Число твоих любовников, Мари, превысило собою цифру три, четыре, десять, двадцать, двадцать пять.

Нет для короны большего урона, чем с кем нибудь случайно переспать.

(Вот почему обречена корона;

республика же может устоять, как некая античная колонна).

И с этой точки зренья ни на пядь не сдвинете шотландского барона.

Твоим шотландцам было не понять, чем койка отличается от трона.

В своем столетьи белая ворона, для современников была ты блядь.

(„Двадцать сонетов к Марии Стюарт“) (122) Главное, однако, в том, что мат у Бродского не используется специально, в пику или для эпатажа, а рассматривается в качестве одной из сторон реального живого языка, которым действительно пользуются его современники. У Бродского начисто отсутствует нацеленность на какой либо определенный стиль речи, не интересуется он и поэтическим словотворчеством a‘ la футуристы;

главное – ясность выражения мысли, а нужные для этого слова поэт может брать готовыми из языка, лишь бы они отвечали условию логической и экспрессивной точности. Поэтому не верны в принципе были бы выводы об ориентации Бродского на разговорную, научную, прозаическую, сленговую или любую другую речь, ибо таких ориентаций нет, а есть лишь сознательный отказ от речестилевых ориентаций.

Принадлежность слова к тому или иному стилю как таковому перестает входить у Бродского в критерий словесного отбора, поэтому и составление списков архаизмов, поэтизмов, прозаизмов, коллоквиализмов, жаргонизмов и матюков мало что откроет нам в его стиле. Единицей поэтики Бродского становится не само слово с той или иной стилистической аурой, а его неповторимая семантическая валентность на уровне данного контекста.
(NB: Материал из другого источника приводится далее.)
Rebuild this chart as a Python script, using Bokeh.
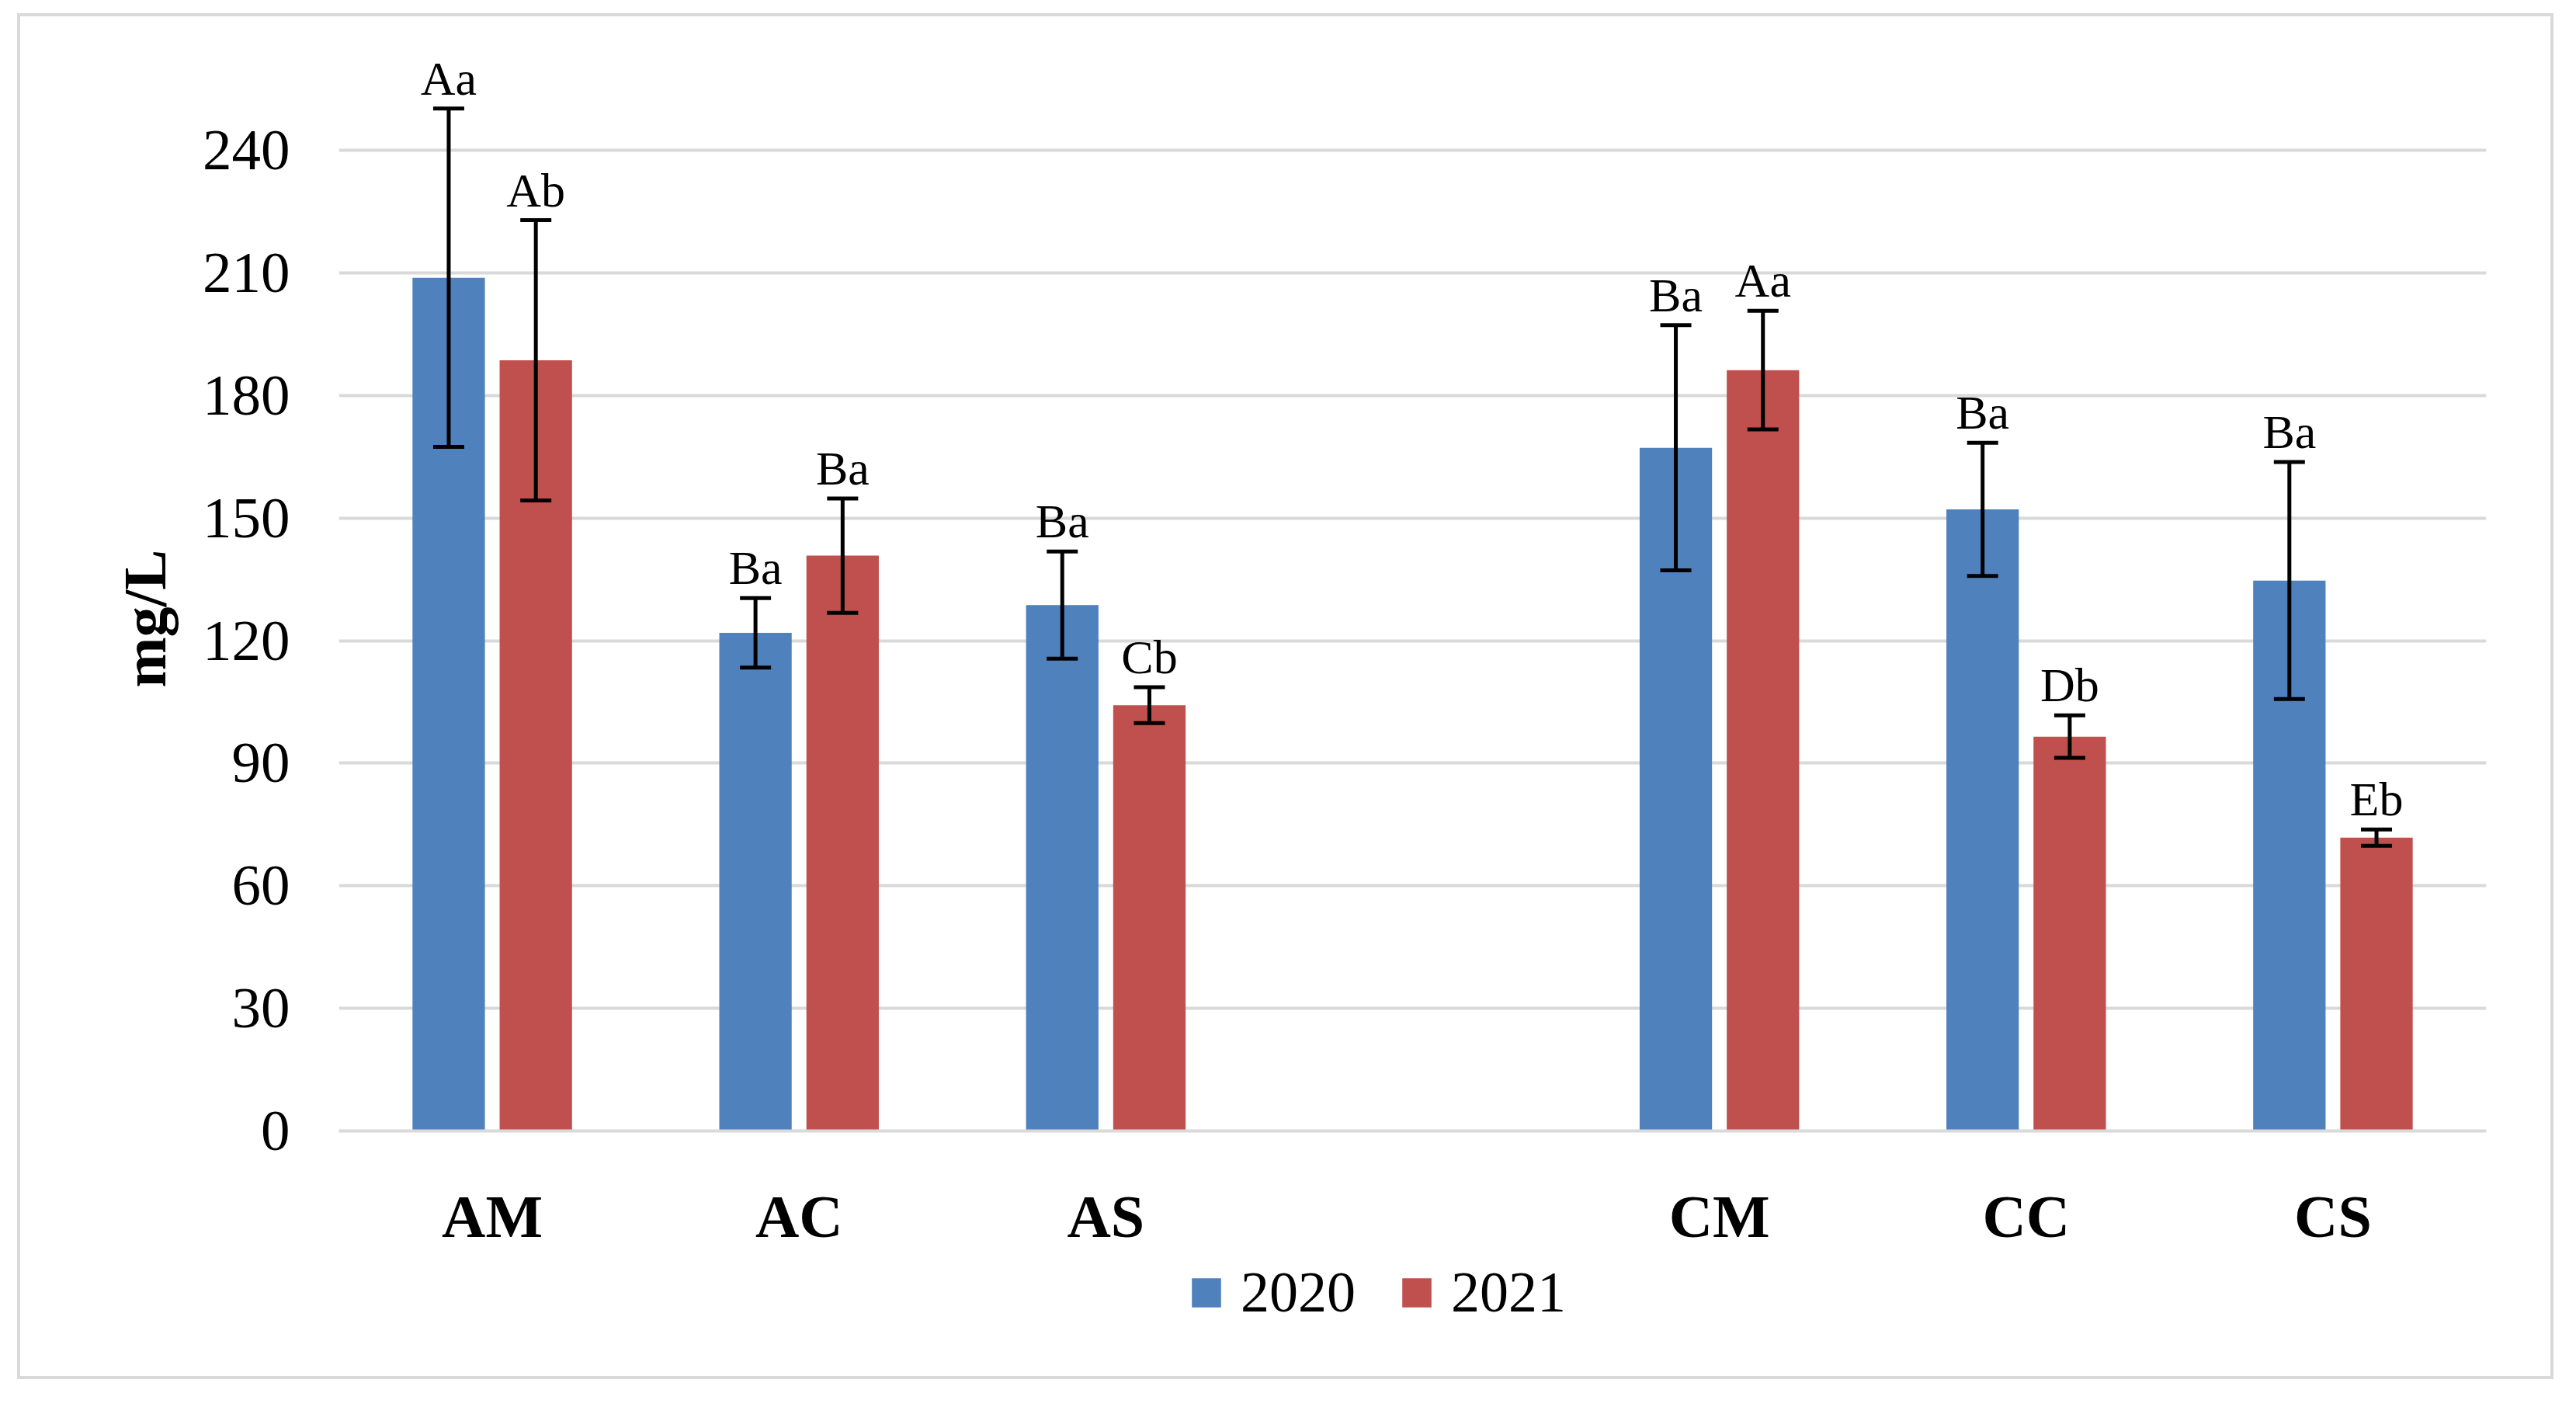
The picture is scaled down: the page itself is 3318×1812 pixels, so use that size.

Не о новаторстве поэтического словаря следует говорить в случае Бродского, а о новаторстве сочетаемости серьезного (метафизического) контекста с тем, что принято именовать непоэтическим низким слоем лексики.

В принципе смешение стилей в русской поэзии, особенно ярко проявившееся впервые у Державина, почти всегда осознавалось как отклонение от идеального эталона классической поэтики, пришедшей к нам в строгих одеждах учения Ломоносова „о трех штилях“. По существу же речь шла не столько о о жанрах, сколько об оппозициях „серьезное – игр вое“ и „высокое – низкое“, и которые осознавались всеми поэтами независимо от того, как они решали эту дилемму. Державин, позволивший себе писать „забавным русским слогом“, прекрасно осознавал на что он идет. В дальнейшем, подобно маятнику, качание между „высоким“ и „низким“ стало закономерным для русских литературных направлений: романтизм – высокое, реализм – низкое, символизм – высокое, модернизм – низкое. Это, конечно, очень общая картина ориентаций, и на уровне творчества каждого данного поэта она может существенно отклоняться от идеальной схемы. Модернизм, включающий здесь футуризм, акмеизм, имажинизм и другие школы начала века – понятие фасеточное. При общей тенденции к „низкому“ в лексике крайний левый фланг представлен футуристами, а крайний правый – акмеистами. У конкретных поэтов последнего эта ориентация выражена не такими яркими красками: у Ахматовой, например, помимо общей тенденции на разговорность, это – вкрапление в повествование о любви обыденной детали окружающего вещного мира:

Иду по тропинке в поле Вдоль серых сложенных бревен.

Здесь легкий ветер на воле По весеннему свеж, неровен.

(„Безвольно пощады просят...“) (123) На кустах зацветает крыжовник, И везут кирпичи за оградой.

Кто ты: брат мой или любовник, Я не помню и помнить не надо.

(„Как соломинкой, пьешь мою душу...“) (124) Тем не менее жанр „философской лирики“ до Бродского не имел прецедентов вкрапления сниженного словаря, во всяком случае, у его лучших представителей.

Совсем по иному дело обстояло у зарубежных поэтов, особенно английских метафизиков, которые в большинстве случаев игнорировали противопоставление высокой и низкой лексики в поэзии. Они же допускали смешение философских и сексуальных тем – вещь неслыханная в русской литературе и ныне ощущаемая как новаторство Бродского. Не в новинку для английских поэтов и прозаизация поэзии, на русской почве связанная с именем Пушкина, осмелившегося говорить в стихах „презренной прозой“.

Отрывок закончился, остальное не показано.